• _What is expected_:
Extract every line that contains the string "size".
== Data lines ==
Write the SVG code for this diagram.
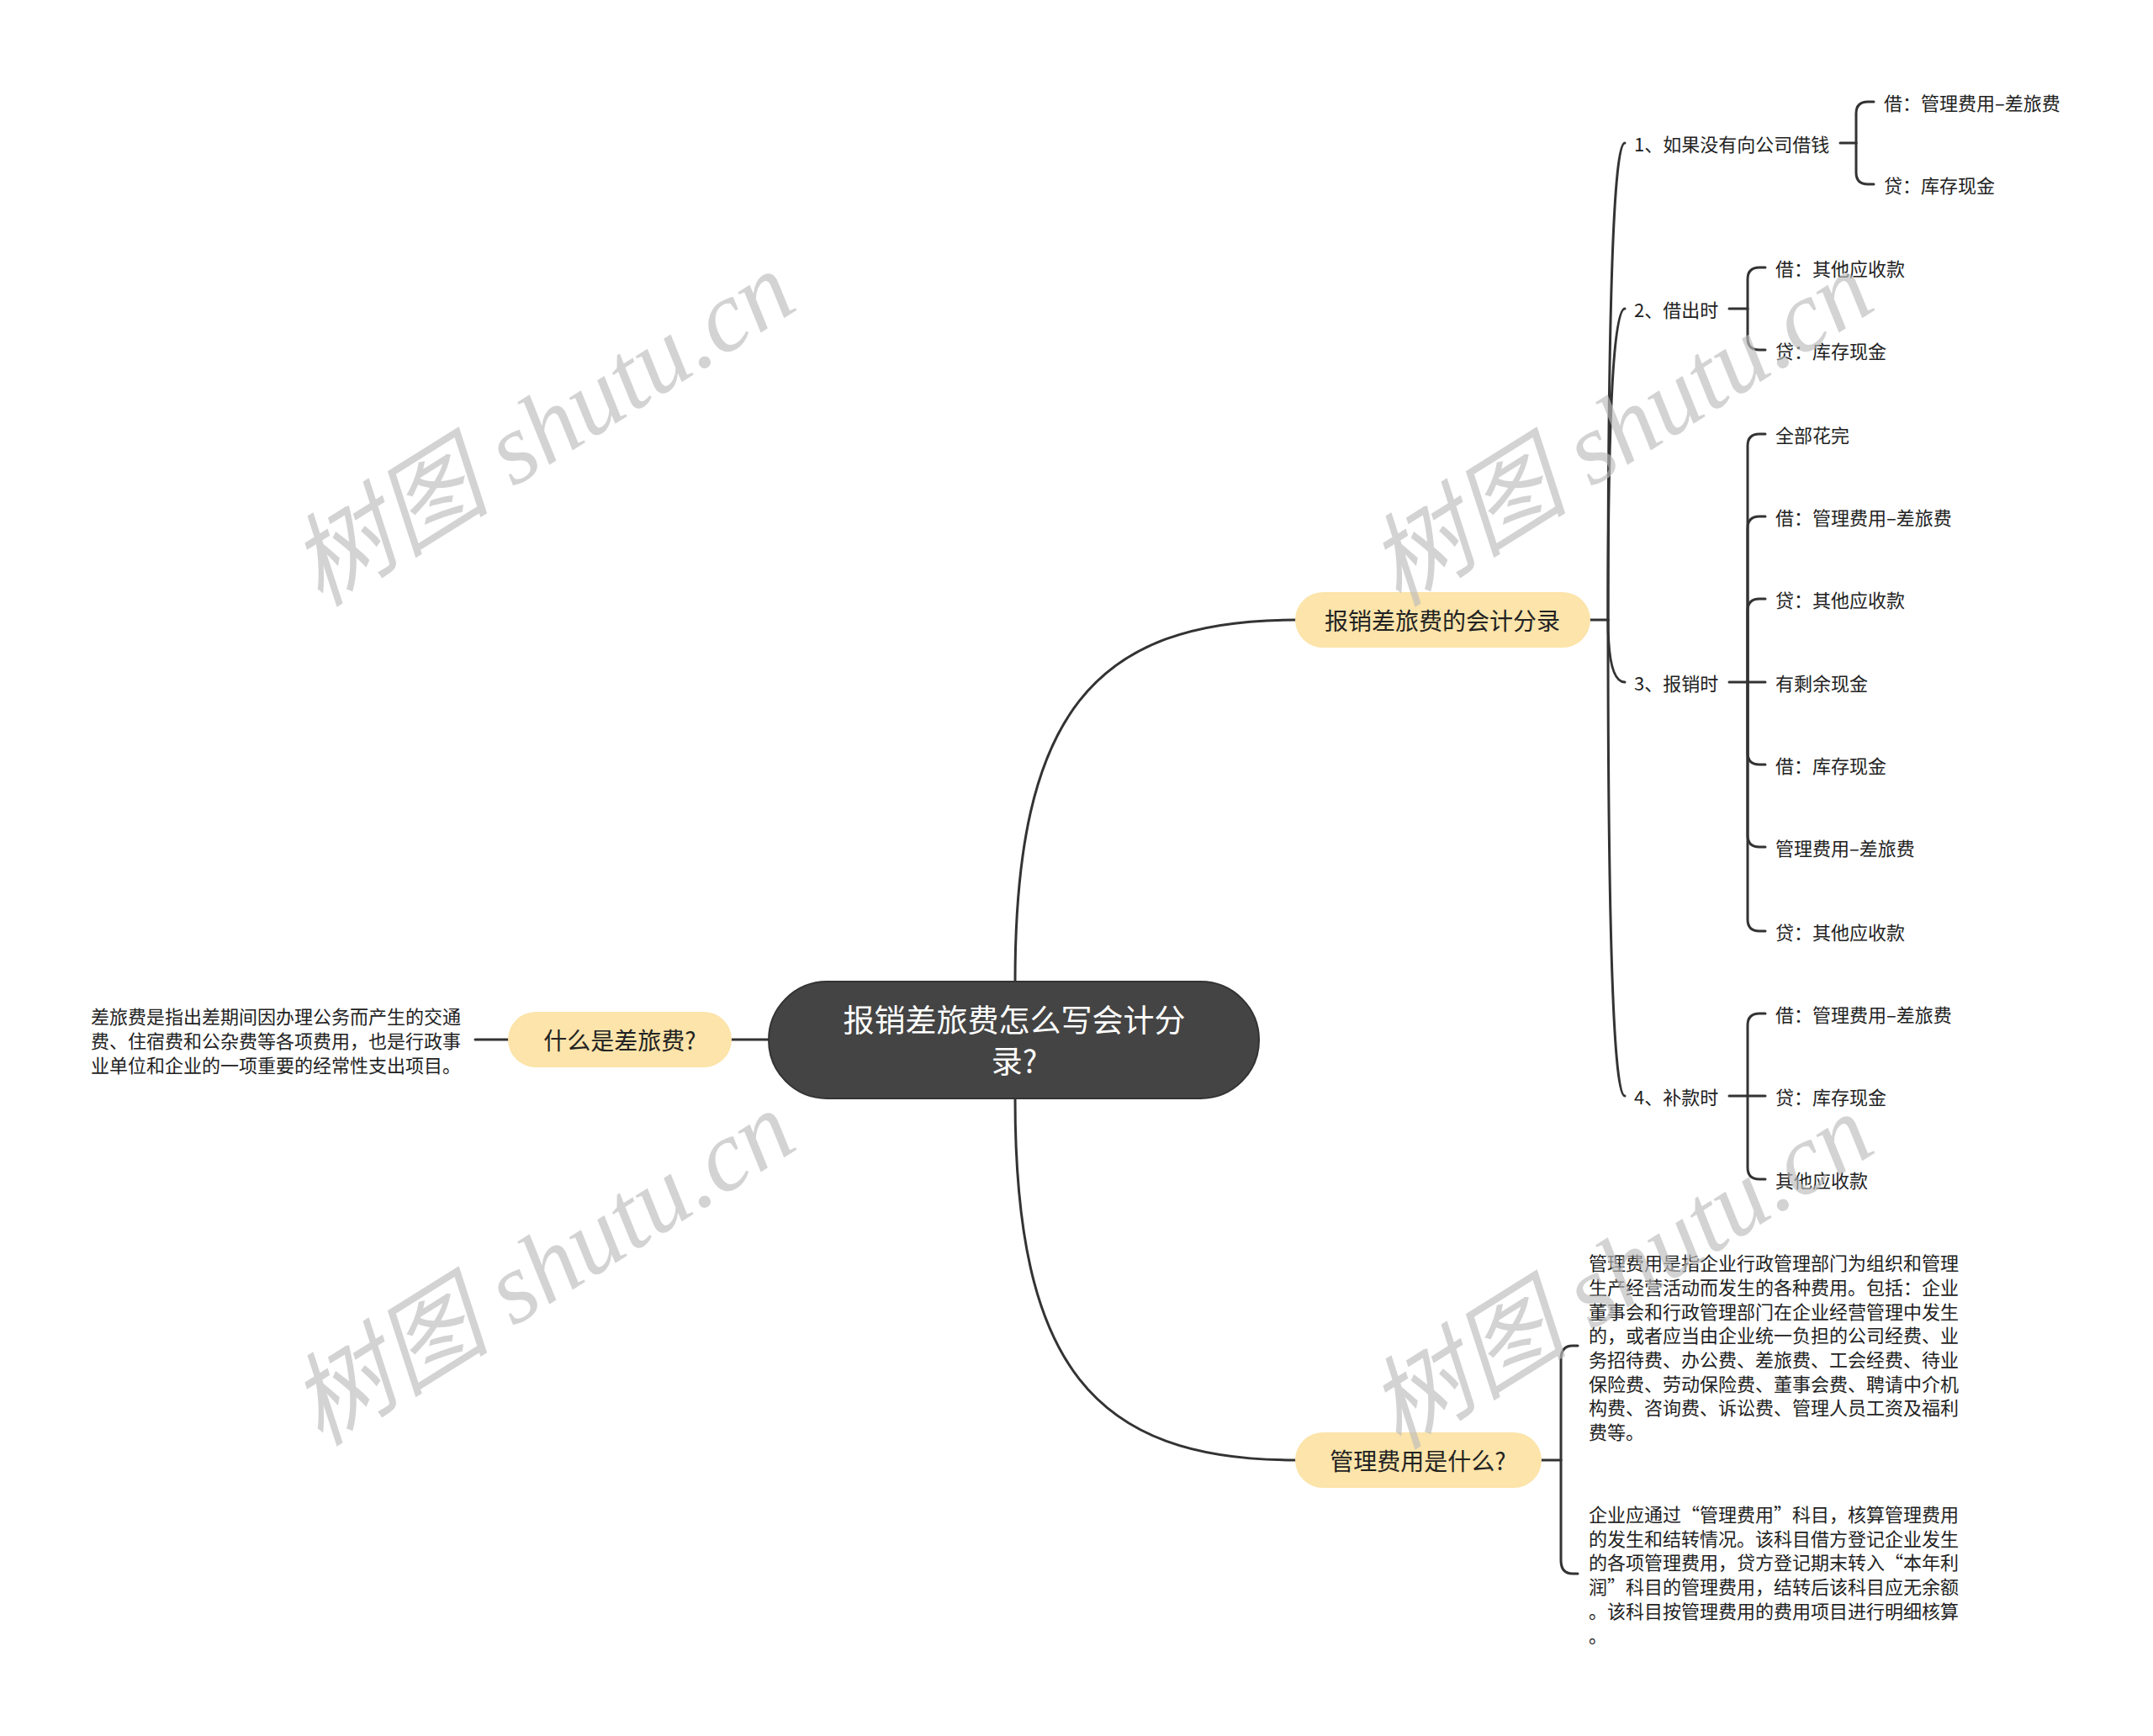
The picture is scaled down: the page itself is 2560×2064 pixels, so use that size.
<svg xmlns="http://www.w3.org/2000/svg" width="2560" height="2064" viewBox="0 0 2560 2064">
<style>
.ln{fill:none;stroke:#333;stroke-width:3;stroke-linecap:round}
.t{font-family:"Noto Sans CJK SC","Noto Sans",sans-serif;fill:#222;dominant-baseline:central}
.s{font-size:22px}
.m{font-size:28px;text-anchor:middle}
.c{font-size:37px;text-anchor:middle;fill:#fff}
.y{fill:#FCE4AA}
.wm{font-family:"Liberation Serif","Noto Sans CJK SC",serif;font-style:italic;font-size:120px;fill:#bdbdbd;opacity:0.65;text-anchor:middle;dominant-baseline:central}
</style>
<rect width="2560" height="2064" fill="#fff"/>
<g id="connectors">
<path class="ln" d="M1207,1167 C1207,850 1300,737 1540,737"/>
<path class="ln" d="M1207,1306 C1207,1623 1300,1736 1540,1736"/>
<path class="ln" d="M914,1236 L870,1236"/>
<path class="ln" d="M604,1236 L565,1236"/>
<path class="ln" d="M1891,737 H1912"/>
<path class="ln" d="M1912,737 Q1912,170 1932,170"/>
<path class="ln" d="M1912,737 Q1912,367 1932,367"/>
<path class="ln" d="M1912,737 Q1912,811 1932,811"/>
<path class="ln" d="M1912,737 Q1912,1303 1932,1303"/>
<path class="ln" d="M2188,170 H2207"/>
<path class="ln" d="M2207,170 V135 Q2207,121 2221,121 H2228"/>
<path class="ln" d="M2207,170 V205 Q2207,219 2221,219 H2228"/>
<path class="ln" d="M2056,367 H2078"/>
<path class="ln" d="M2078,367 V332 Q2078,318 2092,318 H2099"/>
<path class="ln" d="M2078,367 V402 Q2078,416 2092,416 H2099"/>
<path class="ln" d="M2056,811 H2099"/>
<path class="ln" d="M2078,811 V530 Q2078,516 2092,516 H2099"/>
<path class="ln" d="M2078,811 V628 Q2078,614 2092,614 H2099"/>
<path class="ln" d="M2078,811 V726 Q2078,712 2092,712 H2099"/>
<path class="ln" d="M2078,811 V895 Q2078,909 2092,909 H2099"/>
<path class="ln" d="M2078,811 V993 Q2078,1007 2092,1007 H2099"/>
<path class="ln" d="M2078,811 V1093 Q2078,1107 2092,1107 H2099"/>
<path class="ln" d="M2056,1303 H2099"/>
<path class="ln" d="M2078,1303 V1219 Q2078,1205 2092,1205 H2099"/>
<path class="ln" d="M2078,1303 V1388 Q2078,1402 2092,1402 H2099"/>
<path class="ln" d="M1833,1736 H1856"/>
<path class="ln" d="M1856,1736 V1616 Q1856,1600 1870,1600 H1876"/>
<path class="ln" d="M1856,1736 V1855 Q1856,1871 1870,1871 H1876"/>
</g>
<g id="root">
<rect x="914" y="1167" width="583" height="139" rx="69.5" fill="#444" stroke="#333" stroke-width="2"/>
<text class="t c"><tspan x="1206" y="1211">报销差旅费怎么写会计分</tspan><tspan x="1206" y="1260">录?</tspan></text>
</g>
<g id="n-entries">
<rect class="y" x="1540" y="704" width="351" height="66" rx="33"/>
<text class="t m" x="1715" y="737">报销差旅费的会计分录</text>
</g>
<g id="n-what">
<rect class="y" x="604" y="1203" width="266" height="66" rx="33"/>
<text class="t m" x="737" y="1236">什么是差旅费?</text>
</g>
<g id="n-mgmt">
<rect class="y" x="1540" y="1703" width="293" height="66" rx="33"/>
<text class="t m" x="1686" y="1736">管理费用是什么?</text>
</g>
<g id="n-what-desc">
<text class="t s"><tspan x="108" y="1207">差旅费是指出差期间因办理公务而产生的交通</tspan><tspan x="108" y="1236">费、住宿费和公杂费等各项费用，也是行政事</tspan><tspan x="108" y="1265">业单位和企业的一项重要的经常性支出项目。</tspan></text>
</g>
<g id="n-1"><text class="t s" x="1943" y="170">1、如果没有向公司借钱</text></g>
<g id="n-1a"><text class="t s" x="2240" y="121">借：管理费用–差旅费</text></g>
<g id="n-1b"><text class="t s" x="2240" y="219">贷：库存现金</text></g>
<g id="n-2"><text class="t s" x="1943" y="367">2、借出时</text></g>
<g id="n-2a"><text class="t s" x="2111" y="318">借：其他应收款</text></g>
<g id="n-2b"><text class="t s" x="2111" y="416">贷：库存现金</text></g>
<g id="n-3"><text class="t s" x="1943" y="811">3、报销时</text></g>
<g id="n-3a"><text class="t s" x="2111" y="516">全部花完</text></g>
<g id="n-3b"><text class="t s" x="2111" y="614">借：管理费用–差旅费</text></g>
<g id="n-3c"><text class="t s" x="2111" y="712">贷：其他应收款</text></g>
<g id="n-3d"><text class="t s" x="2111" y="811">有剩余现金</text></g>
<g id="n-3e"><text class="t s" x="2111" y="909">借：库存现金</text></g>
<g id="n-3f"><text class="t s" x="2111" y="1007">管理费用–差旅费</text></g>
<g id="n-3g"><text class="t s" x="2111" y="1107">贷：其他应收款</text></g>
<g id="n-4"><text class="t s" x="1943" y="1303">4、补款时</text></g>
<g id="n-4a"><text class="t s" x="2111" y="1205">借：管理费用–差旅费</text></g>
<g id="n-4b"><text class="t s" x="2111" y="1303">贷：库存现金</text></g>
<g id="n-4c"><text class="t s" x="2111" y="1402">其他应收款</text></g>
<g id="n-mgmt-1">
<text class="t s"><tspan x="1889" y="1500">管理费用是指企业行政管理部门为组织和管理</tspan><tspan x="1889" y="1529">生产经营活动而发生的各种费用。包括：企业</tspan><tspan x="1889" y="1558">董事会和行政管理部门在企业经营管理中发生</tspan><tspan x="1889" y="1586">的，或者应当由企业统一负担的公司经费、业</tspan><tspan x="1889" y="1615">务招待费、办公费、差旅费、工会经费、待业</tspan><tspan x="1889" y="1644">保险费、劳动保险费、董事会费、聘请中介机</tspan><tspan x="1889" y="1672">构费、咨询费、诉讼费、管理人员工资及福利</tspan><tspan x="1889" y="1701">费等。</tspan></text>
</g>
<g id="n-mgmt-2">
<text class="t s"><tspan x="1889" y="1799">企业应通过“管理费用”科目，核算管理费用</tspan><tspan x="1889" y="1828">的发生和结转情况。该科目借方登记企业发生</tspan><tspan x="1889" y="1856">的各项管理费用，贷方登记期末转入“本年利</tspan><tspan x="1889" y="1885">润”科目的管理费用，结转后该科目应无余额</tspan><tspan x="1889" y="1914">。该科目按管理费用的费用项目进行明细核算</tspan><tspan x="1889" y="1943">。</tspan></text>
</g>
<g id="watermarks">
<text class="wm" transform="translate(645,510) rotate(-32)">树图 shutu.cn</text>
<text class="wm" transform="translate(1927,510) rotate(-32)">树图 shutu.cn</text>
<text class="wm" transform="translate(645,1508) rotate(-32)">树图 shutu.cn</text>
<text class="wm" transform="translate(1927,1512) rotate(-32)">树图 shutu.cn</text>
</g>
</svg>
===
• _Answer to this task_:
The picture is scaled down: the page itself is 2560×2064 pixels, so use that size.
.s{font-size:22px}
.m{font-size:28px;text-anchor:middle}
.c{font-size:37px;text-anchor:middle;fill:#fff}
.wm{font-family:"Liberation Serif","Noto Sans CJK SC",serif;font-style:italic;font-size:120px;fill:#bdbdbd;opacity:0.65;text-anchor:middle;dominant-baseline:central}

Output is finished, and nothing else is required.